— Dataset records —
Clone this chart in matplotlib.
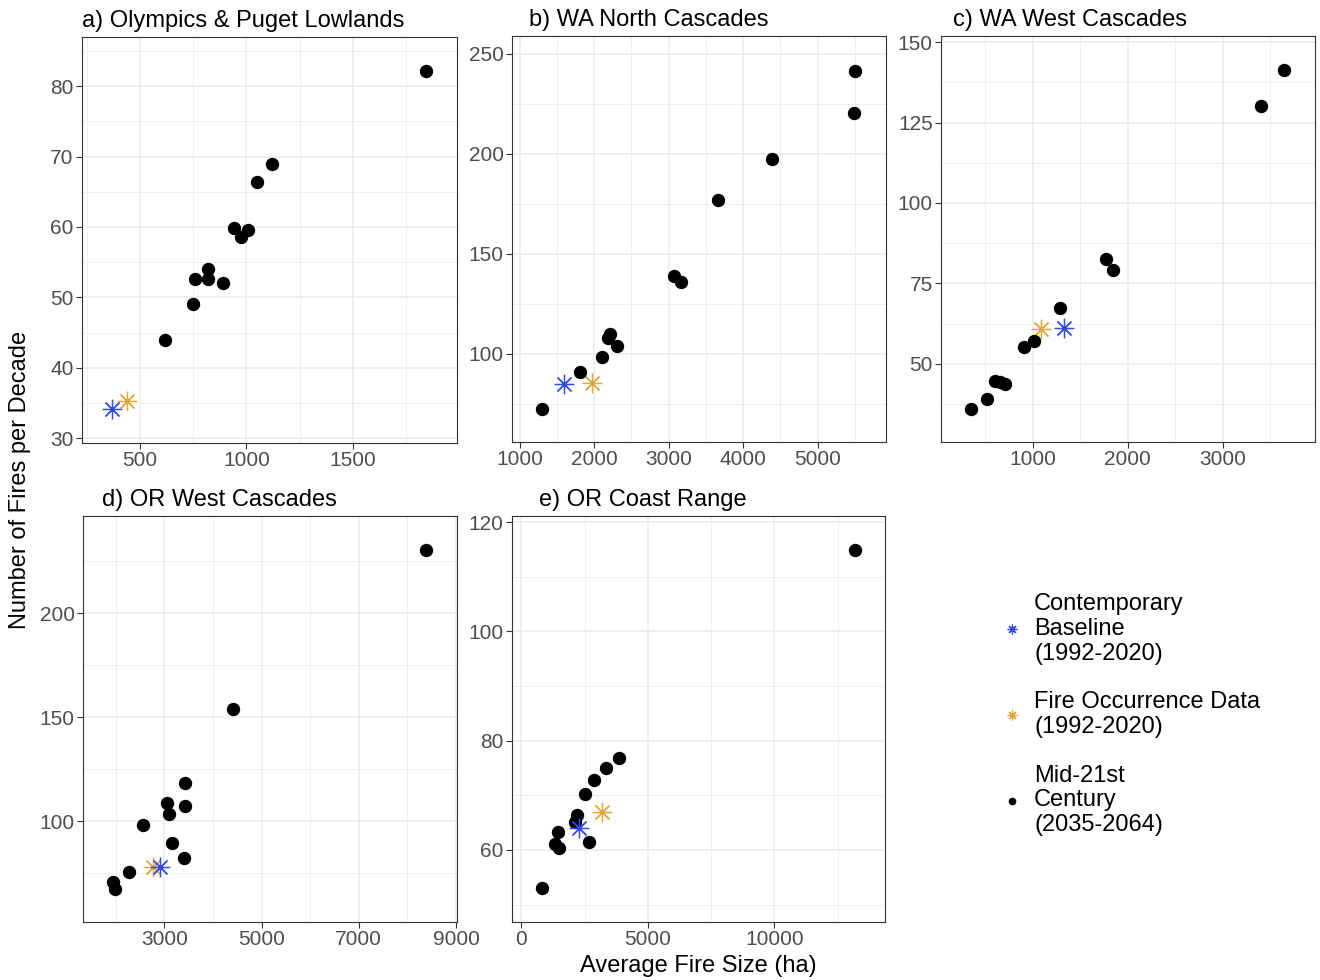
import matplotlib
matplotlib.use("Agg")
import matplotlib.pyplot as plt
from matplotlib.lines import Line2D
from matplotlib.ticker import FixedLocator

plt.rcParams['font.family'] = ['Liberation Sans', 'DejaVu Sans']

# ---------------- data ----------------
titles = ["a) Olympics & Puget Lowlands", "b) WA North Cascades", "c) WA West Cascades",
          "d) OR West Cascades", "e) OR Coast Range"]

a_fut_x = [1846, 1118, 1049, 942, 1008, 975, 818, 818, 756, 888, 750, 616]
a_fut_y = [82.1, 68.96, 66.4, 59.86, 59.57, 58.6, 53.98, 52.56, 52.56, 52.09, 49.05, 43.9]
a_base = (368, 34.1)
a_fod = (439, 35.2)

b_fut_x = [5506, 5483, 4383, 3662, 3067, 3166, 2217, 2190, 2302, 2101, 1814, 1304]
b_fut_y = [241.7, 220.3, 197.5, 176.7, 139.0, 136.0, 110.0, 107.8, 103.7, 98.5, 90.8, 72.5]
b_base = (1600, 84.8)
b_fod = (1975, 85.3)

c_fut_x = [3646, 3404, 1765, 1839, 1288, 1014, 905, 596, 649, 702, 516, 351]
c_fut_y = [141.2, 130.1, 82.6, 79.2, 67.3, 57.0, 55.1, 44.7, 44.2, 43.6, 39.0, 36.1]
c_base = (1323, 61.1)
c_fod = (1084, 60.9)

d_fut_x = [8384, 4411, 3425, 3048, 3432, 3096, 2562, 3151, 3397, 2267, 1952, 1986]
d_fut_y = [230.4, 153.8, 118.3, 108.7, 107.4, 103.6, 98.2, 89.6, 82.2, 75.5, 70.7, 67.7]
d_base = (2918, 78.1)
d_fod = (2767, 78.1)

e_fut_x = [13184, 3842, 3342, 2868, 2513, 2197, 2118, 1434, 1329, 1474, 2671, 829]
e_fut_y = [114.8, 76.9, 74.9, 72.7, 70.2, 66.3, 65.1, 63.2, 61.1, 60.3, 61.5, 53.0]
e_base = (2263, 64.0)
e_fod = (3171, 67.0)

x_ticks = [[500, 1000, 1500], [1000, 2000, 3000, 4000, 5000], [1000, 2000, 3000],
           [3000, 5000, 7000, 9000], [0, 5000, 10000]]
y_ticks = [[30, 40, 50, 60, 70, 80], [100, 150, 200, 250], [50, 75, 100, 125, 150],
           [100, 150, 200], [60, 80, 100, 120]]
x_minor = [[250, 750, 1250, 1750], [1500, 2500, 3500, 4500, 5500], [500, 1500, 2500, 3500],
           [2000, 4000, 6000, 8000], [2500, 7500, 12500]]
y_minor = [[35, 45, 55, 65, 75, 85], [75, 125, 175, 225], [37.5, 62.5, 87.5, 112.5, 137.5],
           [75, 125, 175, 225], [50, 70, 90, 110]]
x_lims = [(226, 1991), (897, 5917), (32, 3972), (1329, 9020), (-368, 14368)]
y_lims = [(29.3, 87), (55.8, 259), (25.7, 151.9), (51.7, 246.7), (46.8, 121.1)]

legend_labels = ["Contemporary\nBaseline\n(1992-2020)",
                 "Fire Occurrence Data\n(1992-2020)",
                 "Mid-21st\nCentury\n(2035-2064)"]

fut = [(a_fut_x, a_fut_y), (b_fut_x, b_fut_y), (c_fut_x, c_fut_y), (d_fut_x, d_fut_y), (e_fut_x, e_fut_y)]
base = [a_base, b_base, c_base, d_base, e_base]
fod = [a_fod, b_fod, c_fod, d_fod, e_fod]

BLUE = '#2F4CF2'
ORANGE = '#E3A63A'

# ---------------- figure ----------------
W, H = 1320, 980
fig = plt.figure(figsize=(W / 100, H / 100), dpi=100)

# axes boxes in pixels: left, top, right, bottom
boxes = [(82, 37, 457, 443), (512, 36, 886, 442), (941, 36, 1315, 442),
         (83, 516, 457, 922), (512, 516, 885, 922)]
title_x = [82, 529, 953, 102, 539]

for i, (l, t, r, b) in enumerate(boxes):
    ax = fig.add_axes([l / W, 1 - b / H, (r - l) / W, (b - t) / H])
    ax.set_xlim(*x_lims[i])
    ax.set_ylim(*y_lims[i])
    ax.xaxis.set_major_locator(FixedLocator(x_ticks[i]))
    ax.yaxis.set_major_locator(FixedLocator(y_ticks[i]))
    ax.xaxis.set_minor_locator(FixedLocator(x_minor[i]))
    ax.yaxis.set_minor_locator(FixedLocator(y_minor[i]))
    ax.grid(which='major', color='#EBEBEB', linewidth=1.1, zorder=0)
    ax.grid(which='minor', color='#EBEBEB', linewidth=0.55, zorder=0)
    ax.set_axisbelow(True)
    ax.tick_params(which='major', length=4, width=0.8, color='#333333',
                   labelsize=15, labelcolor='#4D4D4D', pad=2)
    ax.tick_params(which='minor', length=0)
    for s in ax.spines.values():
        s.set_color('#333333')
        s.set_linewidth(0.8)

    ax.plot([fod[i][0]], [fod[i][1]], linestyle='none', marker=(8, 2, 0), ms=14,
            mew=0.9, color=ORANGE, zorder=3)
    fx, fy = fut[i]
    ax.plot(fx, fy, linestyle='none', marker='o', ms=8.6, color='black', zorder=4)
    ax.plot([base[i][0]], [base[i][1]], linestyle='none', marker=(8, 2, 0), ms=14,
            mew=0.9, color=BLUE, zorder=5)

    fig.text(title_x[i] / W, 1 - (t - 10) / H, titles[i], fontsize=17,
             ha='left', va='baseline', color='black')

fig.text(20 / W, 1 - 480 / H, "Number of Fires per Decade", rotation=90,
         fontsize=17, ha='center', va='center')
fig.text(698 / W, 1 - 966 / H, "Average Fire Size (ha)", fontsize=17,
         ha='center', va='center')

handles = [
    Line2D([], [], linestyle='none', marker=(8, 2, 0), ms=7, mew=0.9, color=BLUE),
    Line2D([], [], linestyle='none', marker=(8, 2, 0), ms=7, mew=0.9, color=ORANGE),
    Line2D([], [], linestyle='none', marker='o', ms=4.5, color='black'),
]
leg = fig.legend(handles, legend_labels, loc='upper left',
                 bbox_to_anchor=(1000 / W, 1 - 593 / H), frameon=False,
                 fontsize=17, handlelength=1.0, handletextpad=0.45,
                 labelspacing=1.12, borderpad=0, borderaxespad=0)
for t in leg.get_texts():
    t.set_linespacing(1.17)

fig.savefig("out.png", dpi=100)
...
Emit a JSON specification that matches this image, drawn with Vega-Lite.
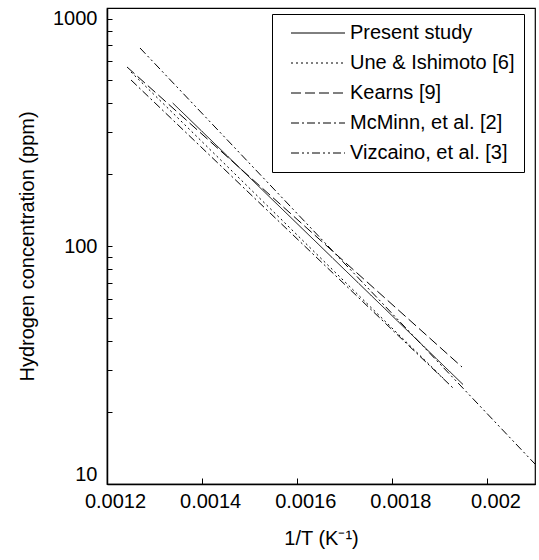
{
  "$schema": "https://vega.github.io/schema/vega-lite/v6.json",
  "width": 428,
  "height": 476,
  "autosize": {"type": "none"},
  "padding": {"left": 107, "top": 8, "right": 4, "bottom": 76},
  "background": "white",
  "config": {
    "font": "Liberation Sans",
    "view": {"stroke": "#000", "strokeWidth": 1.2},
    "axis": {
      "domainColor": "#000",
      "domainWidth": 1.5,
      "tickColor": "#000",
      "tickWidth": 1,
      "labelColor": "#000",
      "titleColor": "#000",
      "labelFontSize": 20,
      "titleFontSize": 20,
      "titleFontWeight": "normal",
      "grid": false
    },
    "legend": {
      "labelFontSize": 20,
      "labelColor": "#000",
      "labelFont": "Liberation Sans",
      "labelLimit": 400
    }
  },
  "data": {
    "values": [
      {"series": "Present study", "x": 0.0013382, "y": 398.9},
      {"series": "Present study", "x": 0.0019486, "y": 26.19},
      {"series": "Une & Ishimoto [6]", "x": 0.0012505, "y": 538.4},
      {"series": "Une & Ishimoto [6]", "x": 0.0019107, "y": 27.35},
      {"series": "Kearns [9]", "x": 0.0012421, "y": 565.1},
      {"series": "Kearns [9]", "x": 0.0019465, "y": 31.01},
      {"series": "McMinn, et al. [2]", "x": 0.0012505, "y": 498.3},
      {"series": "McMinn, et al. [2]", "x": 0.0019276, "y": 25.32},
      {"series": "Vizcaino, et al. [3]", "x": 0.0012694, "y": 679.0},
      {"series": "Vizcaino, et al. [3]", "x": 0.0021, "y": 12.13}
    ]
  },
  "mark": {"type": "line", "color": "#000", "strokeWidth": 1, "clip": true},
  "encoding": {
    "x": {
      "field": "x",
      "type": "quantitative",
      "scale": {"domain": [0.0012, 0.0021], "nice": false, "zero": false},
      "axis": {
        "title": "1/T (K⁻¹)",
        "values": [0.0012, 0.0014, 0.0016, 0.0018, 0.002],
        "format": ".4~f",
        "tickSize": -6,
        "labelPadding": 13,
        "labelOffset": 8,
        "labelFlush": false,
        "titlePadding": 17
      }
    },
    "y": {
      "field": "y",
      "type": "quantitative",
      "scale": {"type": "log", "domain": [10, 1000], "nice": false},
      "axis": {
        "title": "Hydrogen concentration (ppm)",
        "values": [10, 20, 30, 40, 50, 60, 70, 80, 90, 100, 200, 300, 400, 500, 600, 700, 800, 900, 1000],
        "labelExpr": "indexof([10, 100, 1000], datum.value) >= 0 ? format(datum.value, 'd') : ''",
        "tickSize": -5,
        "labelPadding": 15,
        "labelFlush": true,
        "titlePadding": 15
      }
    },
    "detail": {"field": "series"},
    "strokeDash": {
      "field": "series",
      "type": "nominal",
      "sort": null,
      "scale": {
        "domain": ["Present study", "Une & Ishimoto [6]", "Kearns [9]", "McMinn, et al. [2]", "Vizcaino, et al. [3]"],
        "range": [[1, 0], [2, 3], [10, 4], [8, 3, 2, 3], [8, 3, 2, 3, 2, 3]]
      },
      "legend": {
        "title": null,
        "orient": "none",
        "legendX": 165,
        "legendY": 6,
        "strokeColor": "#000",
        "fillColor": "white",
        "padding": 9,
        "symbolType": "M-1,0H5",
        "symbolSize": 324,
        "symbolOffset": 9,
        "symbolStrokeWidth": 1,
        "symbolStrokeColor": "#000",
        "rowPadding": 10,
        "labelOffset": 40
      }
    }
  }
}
--
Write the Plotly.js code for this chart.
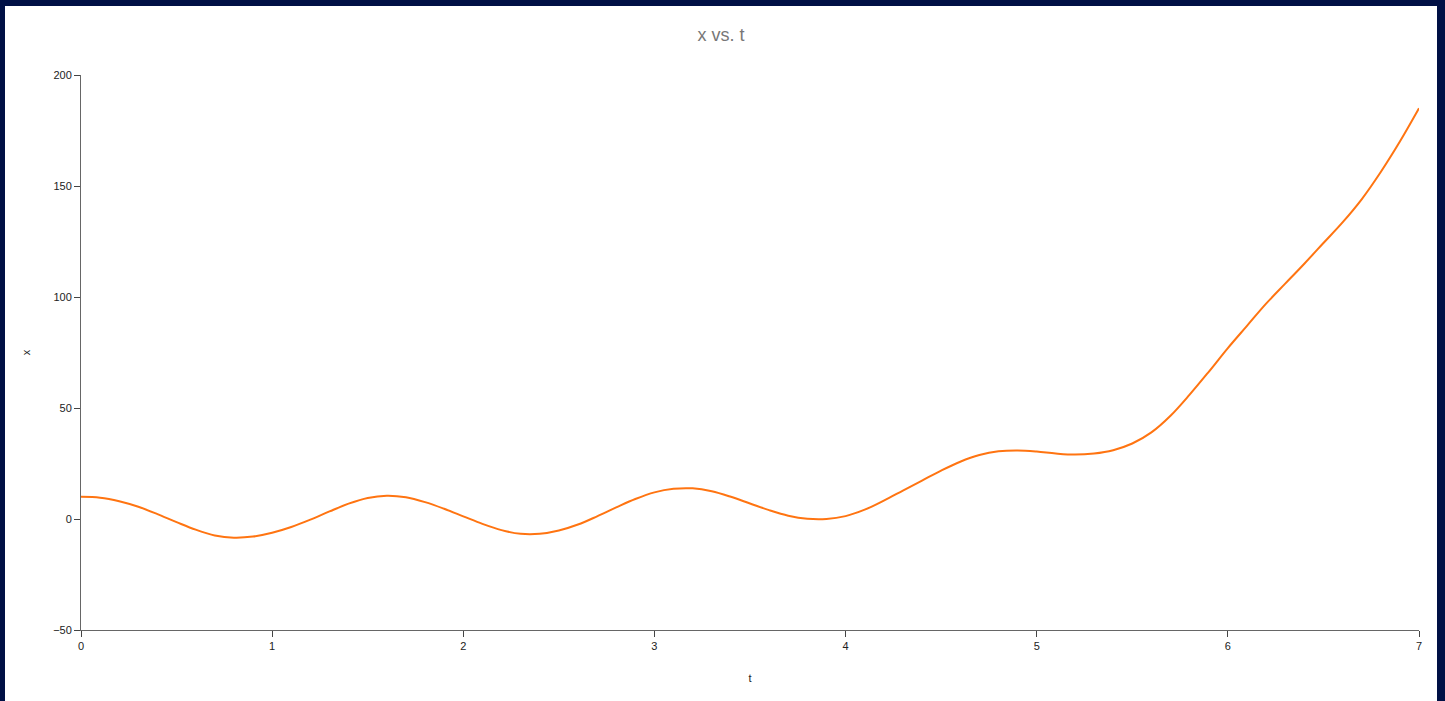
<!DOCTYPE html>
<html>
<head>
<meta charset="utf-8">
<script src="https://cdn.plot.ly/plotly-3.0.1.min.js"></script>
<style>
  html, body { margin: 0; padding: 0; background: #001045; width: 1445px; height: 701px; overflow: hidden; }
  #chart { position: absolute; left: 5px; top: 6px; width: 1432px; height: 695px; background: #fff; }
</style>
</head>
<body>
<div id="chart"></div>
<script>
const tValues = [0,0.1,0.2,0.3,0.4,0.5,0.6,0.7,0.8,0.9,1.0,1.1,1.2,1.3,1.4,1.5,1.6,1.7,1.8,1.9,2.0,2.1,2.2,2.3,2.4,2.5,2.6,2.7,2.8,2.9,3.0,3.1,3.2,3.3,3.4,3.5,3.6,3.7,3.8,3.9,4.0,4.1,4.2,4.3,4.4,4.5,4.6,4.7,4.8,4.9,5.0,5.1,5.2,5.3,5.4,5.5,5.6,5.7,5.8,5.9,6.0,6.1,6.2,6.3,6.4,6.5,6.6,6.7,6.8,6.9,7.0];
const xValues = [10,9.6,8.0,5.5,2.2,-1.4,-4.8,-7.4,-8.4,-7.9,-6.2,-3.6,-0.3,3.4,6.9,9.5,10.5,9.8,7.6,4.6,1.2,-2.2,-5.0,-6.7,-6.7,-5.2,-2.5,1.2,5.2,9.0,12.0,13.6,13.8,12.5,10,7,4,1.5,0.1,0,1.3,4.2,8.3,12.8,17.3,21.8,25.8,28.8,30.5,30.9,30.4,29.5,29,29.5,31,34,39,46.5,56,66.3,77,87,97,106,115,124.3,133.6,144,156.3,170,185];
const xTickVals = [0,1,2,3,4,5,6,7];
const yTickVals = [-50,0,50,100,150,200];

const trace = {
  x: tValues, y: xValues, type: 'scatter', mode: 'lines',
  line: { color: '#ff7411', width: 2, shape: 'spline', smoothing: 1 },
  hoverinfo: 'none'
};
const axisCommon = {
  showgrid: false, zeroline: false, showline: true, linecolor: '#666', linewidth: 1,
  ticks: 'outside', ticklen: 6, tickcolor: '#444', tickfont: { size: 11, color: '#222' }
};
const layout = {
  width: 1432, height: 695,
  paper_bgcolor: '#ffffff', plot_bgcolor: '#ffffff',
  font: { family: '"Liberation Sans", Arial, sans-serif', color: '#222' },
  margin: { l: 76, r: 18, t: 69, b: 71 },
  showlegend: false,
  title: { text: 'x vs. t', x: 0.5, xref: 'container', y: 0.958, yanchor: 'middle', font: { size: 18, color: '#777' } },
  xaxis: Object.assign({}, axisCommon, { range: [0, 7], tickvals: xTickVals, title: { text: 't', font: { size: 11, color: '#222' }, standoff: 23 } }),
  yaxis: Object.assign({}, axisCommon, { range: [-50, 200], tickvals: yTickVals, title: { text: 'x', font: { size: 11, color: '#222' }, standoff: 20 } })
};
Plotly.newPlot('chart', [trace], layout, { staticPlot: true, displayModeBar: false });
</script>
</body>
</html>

— Task goal —
Restate word for word the lines that begin at the one with "Clone this chart in matplotlib." and end at the one with "b_fod = (1975, 85.3)", including both, and leave every picture aside.

— Response to this exercise —
Clone this chart in matplotlib.
import matplotlib
matplotlib.use("Agg")
import matplotlib.pyplot as plt
from matplotlib.lines import Line2D
from matplotlib.ticker import FixedLocator

plt.rcParams['font.family'] = ['Liberation Sans', 'DejaVu Sans']

# ---------------- data ----------------
titles = ["a) Olympics & Puget Lowlands", "b) WA North Cascades", "c) WA West Cascades",
          "d) OR West Cascades", "e) OR Coast Range"]

a_fut_x = [1846, 1118, 1049, 942, 1008, 975, 818, 818, 756, 888, 750, 616]
a_fut_y = [82.1, 68.96, 66.4, 59.86, 59.57, 58.6, 53.98, 52.56, 52.56, 52.09, 49.05, 43.9]
a_base = (368, 34.1)
a_fod = (439, 35.2)

b_fut_x = [5506, 5483, 4383, 3662, 3067, 3166, 2217, 2190, 2302, 2101, 1814, 1304]
b_fut_y = [241.7, 220.3, 197.5, 176.7, 139.0, 136.0, 110.0, 107.8, 103.7, 98.5, 90.8, 72.5]
b_base = (1600, 84.8)
b_fod = (1975, 85.3)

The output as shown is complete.